Intel AI layoffs 2025: CEO says it’s too late to compete with NVIDIA, begins mass job cuts

New Delhi: Intel has started a fresh round of layoffs, and this time it’s not small. Thousands of jobs are being cut across the United States, with employees in California, Oregon, and Texas among the hardest hit. The layoffs are part of a major restructuring effort under CEO Lip-Bu Tan, who has openly admitted the company has fallen behind in the AI race.

According to The Register, hundreds more jobs have been slashed at Intel’s foundry operations in Israel. The cuts are primarily targeting back office and manufacturing support roles, as Intel attempts to redirect its focus toward newer AI and edge computing goals. This shift comes in response to mounting losses and poor performance in Intel’s chip-making business, which has lagged far behind rivals like NVIDIA and AMD.

CEO says Intel is not in the top 10

In a recent internal message shared with employees, Lip-Bu Tan said Intel is “not in the top 10 semiconductor companies” when it comes to AI. He added that it’s already “too late” to build in-house large language models that can compete with what NVIDIA has achieved using its own high-end chips and infrastructure.

As per Oregonlive, Tan’s statement signals a sharp departure from Intel’s earlier ambitions under former CEO Pat Gelsinger, who had focused heavily on catching up with competitors in AI and chip fabrication. That plan, however, never really took off. Gelsinger was removed earlier this year, and Lip-Bu Tan has since taken charge with a more pragmatic tone and a tight cost-cutting strategy.

Cost cuts and refocus on local AI

Under the new leadership, Intel is aiming to cut its expenses by nearly $1.5 billion (about ₹12,975 crore). These cuts are expected to shrink the company’s workforce by nearly 20 percent. According to Tom’s Hardware, the broader strategy is to move away from data centre-driven AI models and instead double down on AI that runs on devices locally, known as agentic or edge AI.

The idea is to prioritise AI that works on local hardware like laptops, PCs, and mobile devices, instead of expensive cloud-based AI training which NVIDIA dominates. Tan wants to return Intel to being a “world-class products company,” but he has admitted it will be a “marathon” to recover lost ground.

Big problems, big names

Intel’s situation is becoming a cautionary tale in the chip world. Once seen as untouchable, the company now finds itself playing catch-up in the one area that matters most in 2025: artificial intelligence.

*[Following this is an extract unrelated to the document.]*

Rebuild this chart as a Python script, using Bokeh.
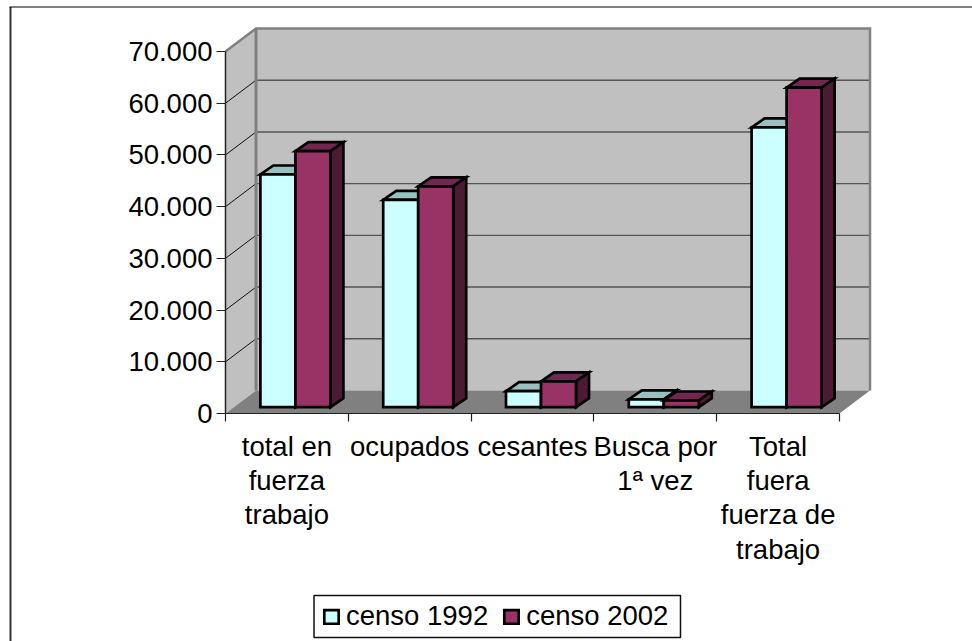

NVIDIA, under Jensen Huang, is racing ahead with hardware tailored for AI. Even AMD has managed to keep pace in several segments.

Huang recently responded to the growing concerns around AI replacing jobs, saying it’s unlikely AI will cut “half” of all white-collar jobs, especially in the entry-level bracket. But for Intel’s laid-off workers, especially those in admin, support, and foundry roles, the current AI wave already feels like a job-cutter.

The road ahead

With restructuring in motion, Intel is betting on new talent and a trimmed-down approach to find a fresh direction. New executive hires have been brought in to speed up this pivot, and the company is expected to announce more operational changes in the coming months.

But Tan has made one thing clear. The race with NVIDIA is already lost for now, and the goal is no longer to win that race. Instead, Intel is trying to find a new lane to run in.